Readers who want to understand the deeper architecture of Habermas’s thought should turn to his major theoretical writings. These books explain how communication, rationality, and social coordination fit together in his work.

  • The Theory of Communicative Action, Volumes 1 and 2 is widely regarded as Habermas’s major contribution to social theory. Here he distinguishes communicative action, aimed at mutual understanding, from strategic action, aimed at success.
  • Knowledge and Human Interests is an earlier but highly influential book that argues different forms of knowledge are linked to different human interests, including technical control, practical understanding, and emancipation.

Political and legal thought

Habermas’s political and legal writings are especially relevant for readers concerned with constitutionalism, legitimacy, and democratic decision making.

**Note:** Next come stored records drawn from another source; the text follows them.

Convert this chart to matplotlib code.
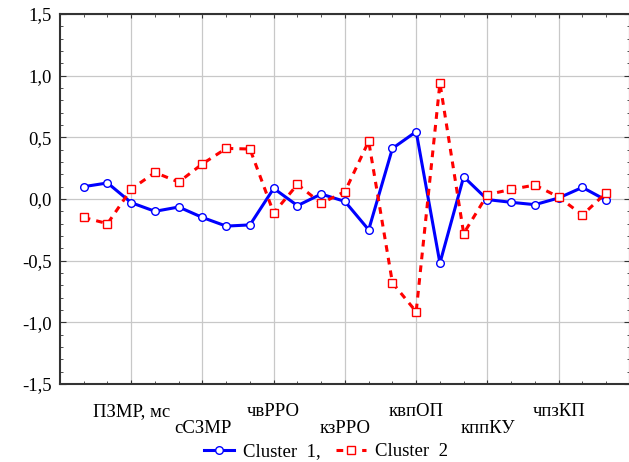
import numpy as np
import matplotlib
matplotlib.use('Agg')
import matplotlib.pyplot as plt
from matplotlib.ticker import MultipleLocator, FixedLocator

plt.rcParams['font.family'] = ['Liberation Serif', 'DejaVu Serif']

positions = np.arange(1, 24)
cluster1 = [0.10, 0.13, -0.03, -0.10, -0.065, -0.15, -0.22, -0.21, 0.086, -0.054, 0.04, -0.02,
            -0.25, 0.41, 0.546, -0.52, 0.18, -0.005, -0.027, -0.046, 0.008, 0.094, -0.01]
cluster2 = [-0.15, -0.20, 0.08, 0.215, 0.137, 0.285, 0.41, 0.405, -0.113, 0.118, -0.035, 0.06,
            0.468, -0.68, -0.914, 0.94, -0.28, 0.035, 0.078, 0.113, 0.016, -0.13, 0.05]

tick_pos = [3, 6, 9, 12, 15, 18, 21]
tick_labels = ['ПЗМР, мс', 'сСЗМР', 'чвРРО', 'кзРРО', 'квпОП', 'кппКУ', 'чпзКП']
y_ticks = [-1.5, -1.0, -0.5, 0.0, 0.5, 1.0, 1.5]
y_labels = ['-1,5', '-1,0', '-0,5', '0,0', '0,5', '1,0', '1,5']

fs = 13.5

fig = plt.figure(figsize=(6.29, 4.62), dpi=100)
ax = fig.add_axes([0.0954, 0.1688, 0.906, 0.801])

ax.plot(positions, cluster1, color='#0000ff', lw=2.2, marker='o', ms=5.5,
        mfc='white', mec='#0000ff', mew=1, label='Cluster  1,')
ax.plot(positions, cluster2, color='#ff0000', lw=2.2, dashes=(2.2, 2), marker='s', ms=5.5,
        mfc='white', mec='#ff0000', mew=1, label='Cluster  2')

ax.set_xlim(0, 24)
ax.set_ylim(-1.5, 1.5)

ax.xaxis.set_major_locator(FixedLocator(tick_pos))
ax.set_xticklabels([('\n' + t) if i % 2 else t for i, t in enumerate(tick_labels)], fontsize=fs,
                   linespacing=0.95)
ax.xaxis.set_minor_locator(MultipleLocator(1))
ax.set_yticks(y_ticks)
ax.set_yticklabels(y_labels, fontsize=fs)
ax.yaxis.set_minor_locator(MultipleLocator(0.1))

ax.tick_params(which='both', direction='in', top=True, right=True, color='#333333')
ax.tick_params(which='major', length=4, pad=6)
ax.tick_params(which='minor', length=2)
ax.tick_params(axis='x', which='major', length=3, pad=14)

ax.grid(True, which='major', color='#c8c8c8', lw=0.9)
for s in ax.spines.values():
    s.set_color('#333333')
    s.set_linewidth(1.5)

fig.legend(loc='center', bbox_to_anchor=(0.518, 0.022), ncol=2, frameon=False,
           fontsize=fs, handlelength=1.6, columnspacing=0.8, handletextpad=0.5)

fig.savefig('out.png', dpi=100)
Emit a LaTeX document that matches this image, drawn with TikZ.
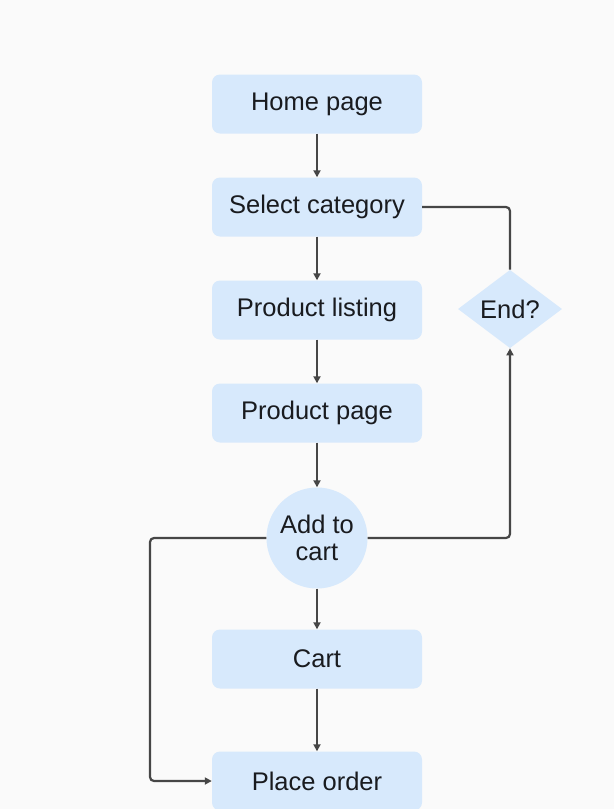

They connect his theory of communication to institutions and public life.

  • Legitimation Crisis studies the strains that modern capitalist societies face when institutions lose public trust and political authority becomes fragile.
  • Moral Consciousness and Communicative Action brings together essays on discourse ethics and on the conditions under which norms can be justified through inclusive argument.
  • The Philosophical Discourse of Modernity defends the unfinished project of modernity against critics and reframes rationality in communicative terms.
  • Truth and Justification revisits truth, validity, and realism in dialogue with contemporary philosophy.

Why he matters now

Habermas remains highly relevant for global readers because he offers a language for thinking about public discourse, democratic legitimacy, and the relationship between knowledge and power. That matters in a world shaped by polarisation, media fragmentation, and growing pressure on evidence informed decision making.

For people working in policy, evaluation, development cooperation, or applied research, Habermas is especially useful because he insists that better decisions depend not only on expert knowledge, but also on open, reciprocal, and reason giving public communication.